3. Crypto-Collateralized Stablecoins
Unlike fiat-backed stablecoins, these are supported by other cryptocurrencies. Given that cryptocurrencies are often volatile, these stablecoins must be overcollateralized to maintain stability. This means the value of the reserve assets must exceed the number of stablecoins in circulation.
For example:
- Dai (DAI) – A decentralized stablecoin backed by Ethereum (ETH) and other crypto assets. To issue 1 DAI, a user must deposit crypto assets worth more than 1 USD to ensure stability.
While crypto-backed stablecoins offer decentralization and independence from traditional finance, they can be vulnerable to market crashes. If the value of the reserve cryptocurrency drops significantly, the system may need to liquidate assets to maintain the stablecoin’s peg.
4. Algorithmic Stablecoins
These stablecoins do not necessarily hold any reserve assets. Instead, they rely on complex algorithms and smart contracts to control the supply of tokens, increasing or decreasing the supply to maintain a stable price.
A famous example is:
- TerraUSD (UST) – Once a leading algorithmic stablecoin, it collapsed in May 2022 when its value crashed, wiping out billions of dollars in investor funds.
Algorithmic stablecoins attempt to function similarly to central banks, adjusting supply dynamically. However, unlike central banks that issue legal tender and have regulatory oversight, algorithmic stablecoins rely purely on code. This makes them highly risky, as seen in the TerraUSD crash.
Regulatory Concerns Surrounding Stablecoins
Due to their growing influence in global finance, stablecoins have drawn increasing scrutiny from regulators.
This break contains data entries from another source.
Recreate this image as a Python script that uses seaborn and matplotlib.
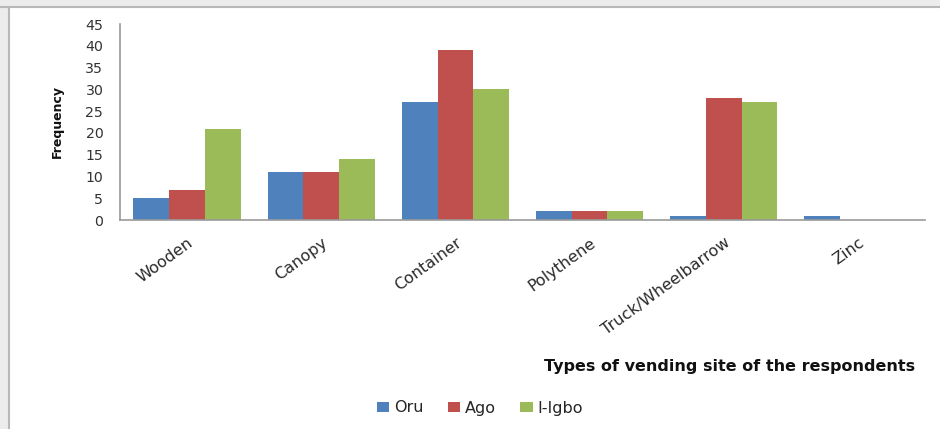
import matplotlib
matplotlib.use("Agg")
import matplotlib.pyplot as plt
import seaborn as sns
import pandas as pd
from matplotlib.patches import Patch

categories = ["Wooden", "Canopy", "Container", "Polythene", "Truck/Wheelbarrow", "Zinc"]
series_names = ["Oru", "Ago", "I-Igbo"]
oru = [5, 11, 27, 2, 1, 1]
ago = [7, 11, 39, 2, 28, 0]
iigbo = [21, 14, 30, 2, 27, 0]
yticks = [0, 5, 10, 15, 20, 25, 30, 35, 40, 45]

colors = ["#4F81BD", "#C0504D", "#9BBB59"]

rows = []
for name, vals in zip(series_names, [oru, ago, iigbo]):
    for c, v in zip(categories, vals):
        rows.append({"Type": c, "Site": name, "Frequency": v})
df = pd.DataFrame(rows)

sns.set_theme(style="white")
plt.rcParams["font.family"] = ["DejaVu Sans"]

fig = plt.figure(figsize=(9.4, 4.29), dpi=100)
fig.patch.set_facecolor("white")

# frame decoration (top band and left border)
fig.patches.append(plt.Rectangle((0, 1 - 6/429), 1, 6/429, transform=fig.transFigure,
                                 facecolor="#ececec", edgecolor="none", zorder=0))
fig.lines.append(plt.Line2D([0, 1], [1 - 7/429, 1 - 7/429], transform=fig.transFigure,
                            color="#b8b8b8", lw=1.5))
fig.patches.append(plt.Rectangle((0, 0), 8/940, 1 - 6/429, transform=fig.transFigure,
                                 facecolor="#ececec", edgecolor="none", zorder=0))
fig.lines.append(plt.Line2D([9/940, 9/940], [0, 1 - 7/429], transform=fig.transFigure,
                            color="#b8b8b8", lw=1.5))

ax = fig.add_axes([120/940, 209/429, 805/940, 196/429])
sns.barplot(data=df, x="Type", y="Frequency", hue="Site", order=categories,
            hue_order=series_names, palette=colors, width=0.8, gap=0,
            saturation=1, linewidth=0, ax=ax, legend=False)

ax.set_xlim(-0.5, len(categories) - 0.5)
ax.set_ylim(0, 45)
ax.set_yticks(yticks)
ax.set_yticklabels([str(t) for t in yticks], fontsize=10.2, color="#333333")
ax.tick_params(axis="y", length=0, pad=12)
ax.tick_params(axis="x", length=0, pad=11)
ax.set_xticks(range(len(categories)))
ax.set_xticklabels(categories, rotation=36, ha="right", va="top",
                   rotation_mode="anchor", fontsize=11.5, color="#2a2a2a")
ax.set_xlabel("")
ax.set_ylabel("Frequency", fontsize=9, fontweight="bold", color="#111111")
ax.yaxis.set_label_coords(-56/805, 0.5)

for s in ["top", "right"]:
    ax.spines[s].set_visible(False)
ax.spines["left"].set_color("#9a9a9a")
ax.spines["bottom"].set_color("#9a9a9a")
ax.spines["left"].set_linewidth(1.2)
ax.spines["bottom"].set_linewidth(1.2)

fig.text(915/940, 1 - 366/429, "Types of vending site of the respondents",
         ha="right", va="center", fontsize=11.5, fontweight="bold", color="#111111")

handles = [Patch(facecolor=c, edgecolor="none") for c in colors]
fig.legend(handles, series_names, loc="center", bbox_to_anchor=(480/940, 1 - 408/429),
           ncol=3, frameon=False, fontsize=11.5, handlelength=0.8, handleheight=0.65,
           handletextpad=0.3, columnspacing=1.5)

fig.savefig("out.png", dpi=100, facecolor="white")
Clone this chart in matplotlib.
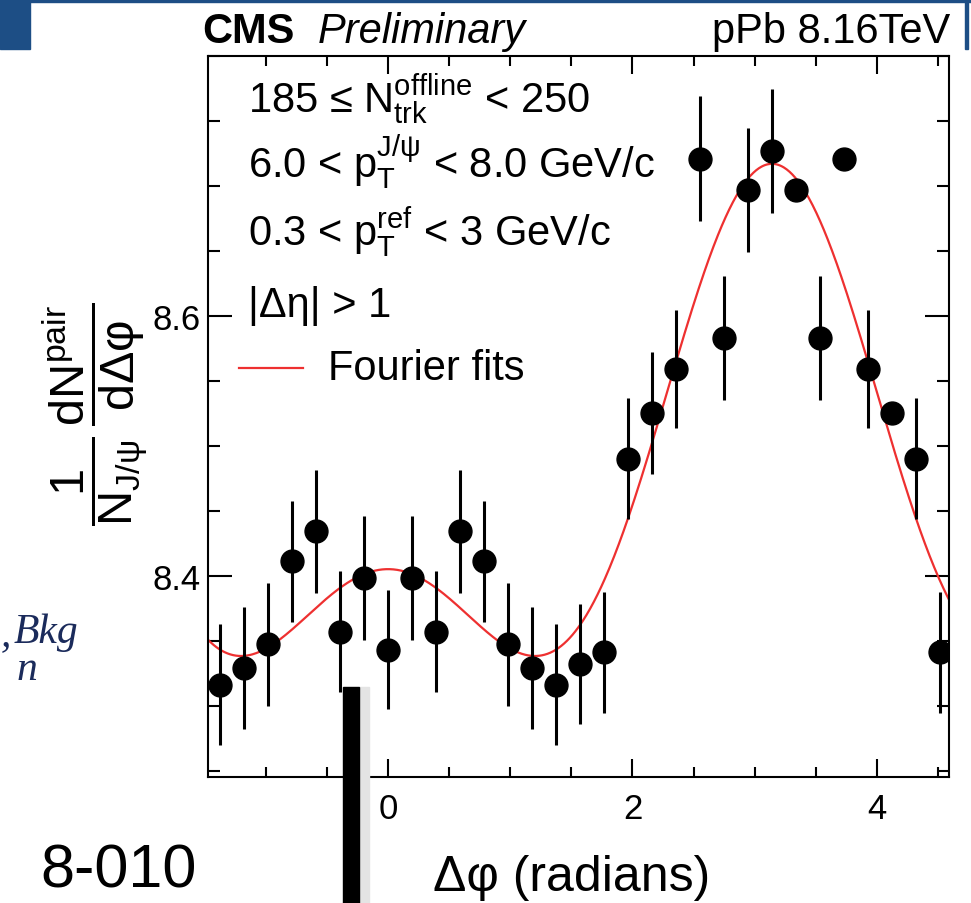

The stablecoin market has grown to over $162 billion, raising concerns about its impact on financial stability.
- In October 2021, the International Organization of Securities Commissions (IOSCO) proposed that stablecoins should be regulated like payment systems and financial market infrastructure.
- In November 2021, U.S. Senator Cynthia Lummis called for regular audits of stablecoin issuers, while other lawmakers pushed for bank-like regulations.
- In 2024, U.S. Senators Lummis and Kirsten Gillibrand introduced a bill requiring stablecoin issuers to be licensed financial institutions.
- In Europe, the Markets in Crypto-Assets Regulation (MiCA), which came into effect in 2023, essentially banned algorithmic stablecoins and required custodians to hold reserves in a 1:1 ratio.
As regulatory frameworks continue to evolve, stablecoin issuers will likely face more stringent requirements to enhance transparency and protect investors.
Frequently Asked Questions
Are Stablecoins the Same as Bitcoin?
No, stablecoins and Bitcoin are fundamentally different. While Bitcoin is highly volatile and designed as a decentralized digital currency, stablecoins are built to maintain a steady value by being pegged to other assets.
How Do Stablecoins Work?
Stablecoins function by tying their value to external assets like fiat currency, commodities, or cryptocurrencies. They use different methods to maintain stability, including holding reserves or using algorithms to regulate supply.
Which Is the Best Stablecoin?
The most widely used stablecoin is Tether (USDT), which is pegged to the U.S. dollar and backed by reserves. It consistently ranks among the top five cryptocurrencies by market capitalization and is available on major crypto exchanges like Binance, Kraken, and Coinbase.
Conclusion
Stablecoins provide a way to enjoy the benefits of cryptocurrency without the extreme volatility of digital assets like Bitcoin. By being pegged to stable assets, they offer a reliable medium of exchange, making them more practical for transactions.
However, stablecoins are not without risks. Issues such as lack of transparency, regulatory uncertainty, and past failures—like the collapse of TerraUSD—show that investors should conduct thorough research before investing in stablecoins. As regulations evolve, stablecoins may become a more integrated part of the global financial system.